А в самом деле, разве не мог быть в уборной кто-нибудь из соседей, например старушка Авдеева, которая вышла открыть, старые люди ведь долго сидят в уборной. Вот Полю никогда не дождешься. В конце концов мог испортиться сливной бачок, и разве кто-нибудь согласится прятаться в уборной — ведь это унизительно, даже оскорбительно, «просто бог знает что», — сказала бы мама.
В конце концов на кухне могла упасть кастрюля, и вполне мог заскочить замок — с этими старыми замками всегда случается такое, и разве не каждый может выйти, спуститься во двор, чтобы погулять в темноте по двору; ведь возможно, что рядом с той, с кисточкой, была собака, черная, какую не видно ночью из окна, и среди мужчин всегда находится такой, который вырезает весь вечер кожуру апельсинов распустившимися цветками… и непременно воткнет в селедочную пасть травинку.
А на одной праздничной вечеринке его знакомый, лысый пожилой адвокат, с которым она не пошла танцевать, сказал ей в паузе джазовой музыки: «Вы что, всерьез думаете, что вы у него одна…»

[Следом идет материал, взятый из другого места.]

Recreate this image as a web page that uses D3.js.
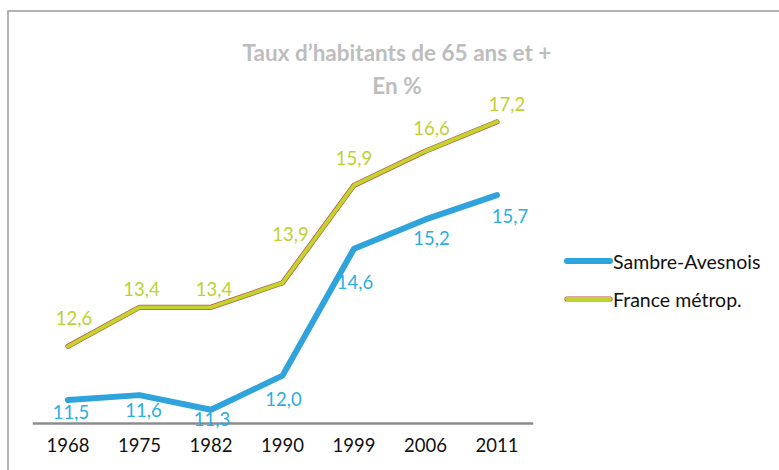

Конечно, лысый адвокат здорово рассердился — она ведь ни разу не станцевала с ним в тот вечер, или даже позавидовал тому, что они танцевали только вдвоем, ведь он, когда она рассказала ему об этом, очень рассердился и, кажется, даже поссорился с тем адвокатом…
И вообще, кто же бьется головой о стены? Раньше ведь этого не было. Действительно, с ней что-то неладно. Нелишне, пожалуй, сходить к тому врачу. Хорошо, что он договорился.
Женщина повернулась и стала медленно подниматься по лестнице. На каждой ступени она останавливалась и стояла. По лицу женщины текли слезы. Может быть, на лестнице было тихо, может быть, то, что громко гудело, — гудело у нее в голове.
На площадке пятого этажа никого не было. Облупленная дверь с семью звонками вдоль косяков была заперта.
Женщина достала из сумки платок, вытерла слезы, потянулась к его, с красной кнопкой, звонку, но не успела нажать звонок, как мужчина открыл дверь.
— Если ты считаешь меня таким подлецом, из-за чего ты вернулась? — Мужчина говорил громко. Женщина стояла за порогом, смотрела на него и молча плакала. — Я устал. Я в самом деле здорово устал. Скоро утро, скоро на репетицию, а только заснешь, ты вскакиваешь, говоришь чепуху и бьешься головой обо что попало. Как прикажешь мне поступить? Что сделала бы ты на моем месте?
— Если я завтра пойду к тому врачу, можно я останусь у тебя?
Мужчина помолчал. Потом сказал:
— Еще бы. Конечно, можно. Только постарайся без своих фокусов.